Transcribe the records that follow. Keep every word exactly, and drop the pictures.

(Data items)
=-=-=-=-=
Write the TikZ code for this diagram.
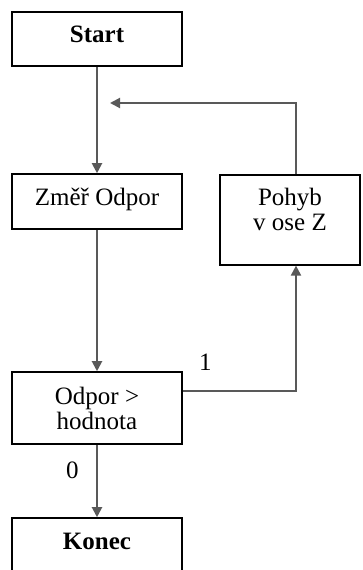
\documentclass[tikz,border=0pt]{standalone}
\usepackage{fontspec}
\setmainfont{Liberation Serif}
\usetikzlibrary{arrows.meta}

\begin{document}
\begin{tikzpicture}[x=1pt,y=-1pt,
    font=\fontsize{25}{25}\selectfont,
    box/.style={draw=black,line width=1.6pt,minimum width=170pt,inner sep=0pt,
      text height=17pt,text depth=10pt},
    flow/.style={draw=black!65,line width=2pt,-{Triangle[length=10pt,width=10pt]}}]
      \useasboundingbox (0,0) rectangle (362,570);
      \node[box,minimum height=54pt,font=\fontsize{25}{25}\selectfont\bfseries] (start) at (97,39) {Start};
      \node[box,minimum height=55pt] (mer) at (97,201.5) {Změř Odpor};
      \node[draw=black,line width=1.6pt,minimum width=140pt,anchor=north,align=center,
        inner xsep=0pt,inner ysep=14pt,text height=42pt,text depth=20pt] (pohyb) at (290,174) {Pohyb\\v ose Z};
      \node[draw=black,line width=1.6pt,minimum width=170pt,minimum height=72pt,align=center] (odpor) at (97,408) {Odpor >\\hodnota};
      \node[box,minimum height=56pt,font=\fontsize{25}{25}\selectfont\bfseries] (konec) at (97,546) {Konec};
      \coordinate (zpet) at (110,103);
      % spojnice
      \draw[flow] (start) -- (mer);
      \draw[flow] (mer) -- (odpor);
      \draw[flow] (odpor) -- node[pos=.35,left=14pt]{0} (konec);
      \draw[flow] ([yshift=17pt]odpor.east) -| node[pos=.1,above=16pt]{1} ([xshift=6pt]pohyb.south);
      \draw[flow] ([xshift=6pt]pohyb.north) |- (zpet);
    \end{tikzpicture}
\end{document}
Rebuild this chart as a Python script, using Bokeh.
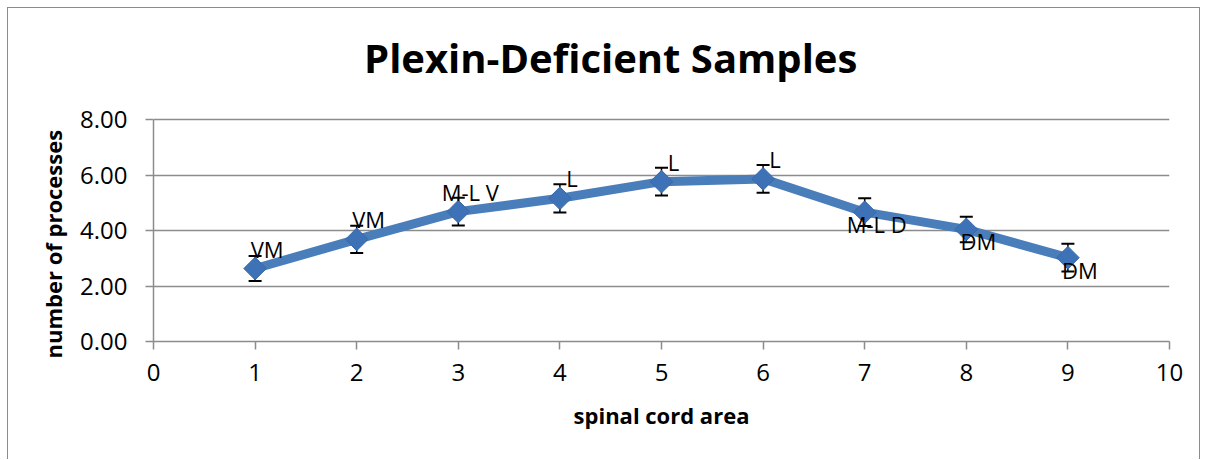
=-=-=-=-=
**Response**
Write the TikZ code for this diagram.
\documentclass[tikz,border=0pt]{standalone}
\usepackage{fontspec}
\setmainfont{Liberation Serif}
\usetikzlibrary{arrows.meta}

\begin{document}
\begin{tikzpicture}[x=1pt,y=-1pt,
    font=\fontsize{25}{25}\selectfont,
    box/.style={draw=black,line width=1.6pt,minimum width=170pt,inner sep=0pt,
      text height=17pt,text depth=10pt},
    flow/.style={draw=black!65,line width=2pt,-{Triangle[length=10pt,width=10pt]}}]
      \useasboundingbox (0,0) rectangle (362,570);
      \node[box,minimum height=54pt,font=\fontsize{25}{25}\selectfont\bfseries] (start) at (97,39) {Start};
      \node[box,minimum height=55pt] (mer) at (97,201.5) {Změř Odpor};
      \node[draw=black,line width=1.6pt,minimum width=140pt,anchor=north,align=center,
        inner xsep=0pt,inner ysep=14pt,text height=42pt,text depth=20pt] (pohyb) at (290,174) {Pohyb\\v ose Z};
      \node[draw=black,line width=1.6pt,minimum width=170pt,minimum height=72pt,align=center] (odpor) at (97,408) {Odpor >\\hodnota};
      \node[box,minimum height=56pt,font=\fontsize{25}{25}\selectfont\bfseries] (konec) at (97,546) {Konec};
      \coordinate (zpet) at (110,103);
      % spojnice
      \draw[flow] (start) -- (mer);
      \draw[flow] (mer) -- (odpor);
      \draw[flow] (odpor) -- node[pos=.35,left=14pt]{0} (konec);
      \draw[flow] ([yshift=17pt]odpor.east) -| node[pos=.1,above=16pt]{1} ([xshift=6pt]pohyb.south);
      \draw[flow] ([xshift=6pt]pohyb.north) |- (zpet);
    \end{tikzpicture}
\end{document}
Rebuild this chart as a Python script, using Bokeh.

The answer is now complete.